The White House cut his department’s budget by a quarter and emasculated his soft power war chest of overseas aid by almost 40%. Publicly, he hasn’t criticized Trump, although he has acknowledged the limitations the cuts could bring.
That Tillerson emerged from his meetings with Putin and Lavrov appearing unchanged in his view of Assad’s guilt is a testament to his own strength.
But Putin and Lavrov were equally unmoved by their meetings with him, doubling down, defying the allegations and calling for an independent investigation while their ambassador at the UN was simultaneously preparing to block a resolution for just such an inquiry.
What Tillerson appears to have met in Moscow is an impenetrable thorny thicket of diplomatic defenses while simultaneously realizing how few tools he has to fight his way through it. Lavrov told reporters that Secretary Tillerson “did not threaten me with sanctions, he did not threaten me with anything.”
Tillerson, it seems, is in at the deep end of diplomacy, and his former friends in Russia have no interest in throwing him a lifeline.
Lavrov has, however, been clutching at Tillerson’s words.
In an interview with ABC shortly before leaving for Moscow, Tillerson said: “Once we can eliminate the battle against ISIS, conclude that and it is going quite well, then we hope to turn our attention to cease fire agreements.”
Tillerson continued: “We are hopeful that we can work with Russia and use their influence to achieve areas of stabilization throughout Syria and create the conditions for a political process through Geneva in which we can engage all of the parties on the way forward and it is through that political process that we believe the Syrian people will ultimately be able to decide the fate of Bashar al-Assad.”

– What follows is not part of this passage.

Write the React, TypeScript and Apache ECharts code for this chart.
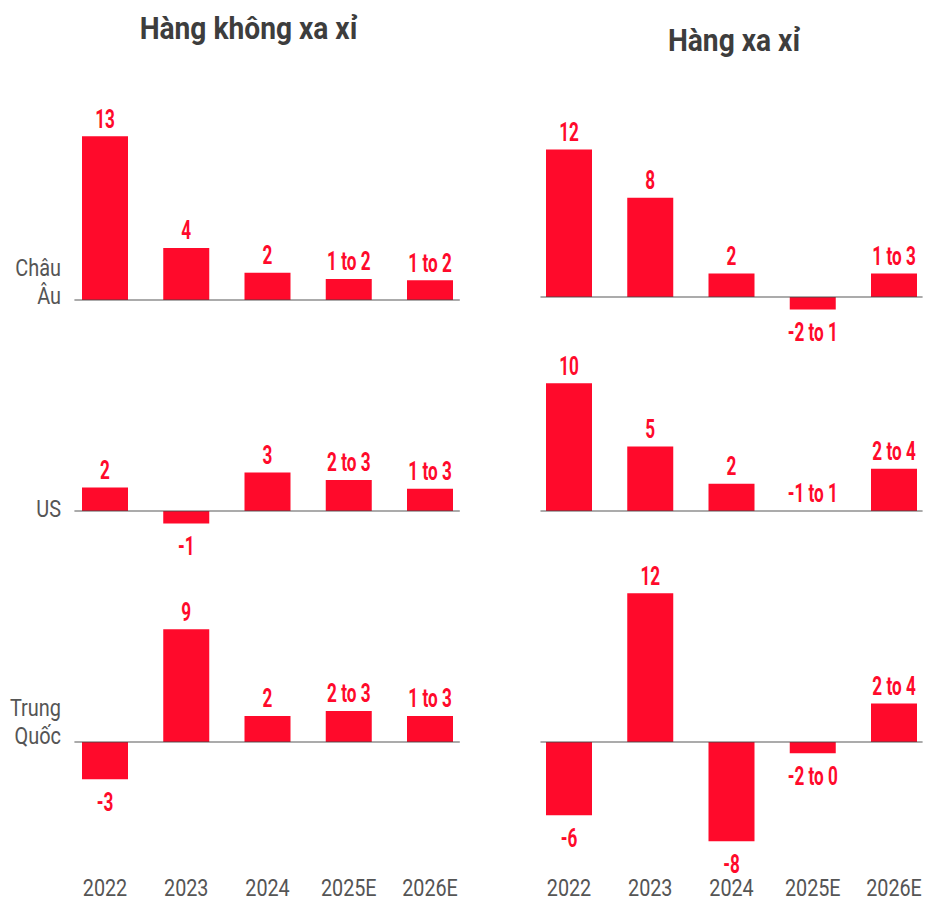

Lavrov seems to have taken that to the bank.
As the joint press conference concluded, Lavrov – as he has done so often in the past – let slip how he hopes things will go from here. Secretary Tillerson, he said, agrees that we can get rid of ISIS with Assad in power, but if we get rid of Assad first, we’ll never get rid of ISIS.
Lavrov has done this to secretaries of state before.
At the end of a long press conference with John Kerry, Tillerson’s predecessor hinted that Russia could potentially have a role clearing up Syria’s chemical weapons. Lavrov seized the moment and Obama’s red line disappeared in the rear view mirror of history.
If Tillerson noticed Lavrov steal the initiative this week, he didn’t let it show. He did what many seasoned diplomats have done before him when their game plan is being cobbled together on the hoof: He stayed silent and headed home.
But this confrontation is far from over.
What Trump’s strike on Syria has done is draw Russia out in to the open. It has forced Russia to play a few cards from its diplomatic deck and made it clearer where Moscow really stands.
And so far it has stood by Assad’s side, denying his use of chemical weapons – although Lavrov did say that they are not wedded to him.
This was a perfect example of Russia’s foreign minister exercising his finely honed diplomatic double speak. “In Syria, and I have stressed this many times, we are not staking everything on one personality, on President Assad.”
Here, he suggests that there is a chance the Russians might just dump Assad.
But it’s Lavrov’s next sentence that experienced diplomats will have listened too more closely. His careful caveat seems to back away from what might sound attractive to American ears. “Removing or ousting a particular personality is not on our agenda.”
Words he’s used before that, in the past, have amounted to nothing but prevarication and the status quo.
By now, Tillerson will likely be scanning his State Department assets with renewed vigor for any and all diplomatic leverage he can find.
Tillerson’s boss also is learning foreign affairs on the job. Just this week, Trump decided NATO is no longer obsolete.
Trump’s new style in which he quickly gets on the front foot – see last week’s strike in Syria and this week’s bomb dropped in Afghanistan – leave Tillerson trailing in the wake of his boss’s actions. It’s never an easy position for a diplomat.
He is at the mercy of Trump’s apparently insatiable and capricious desire to tackle every issue head on at full speed and treat complex problems as binary issues that can be solved through military muscle, bluster and bluff.
After his brief dip in the deep end of diplomacy this week, Tillerson has shown he can swim with the sharks. But he’ll also be realizing how little time he’s going to have in the coming months to see his grandchildren.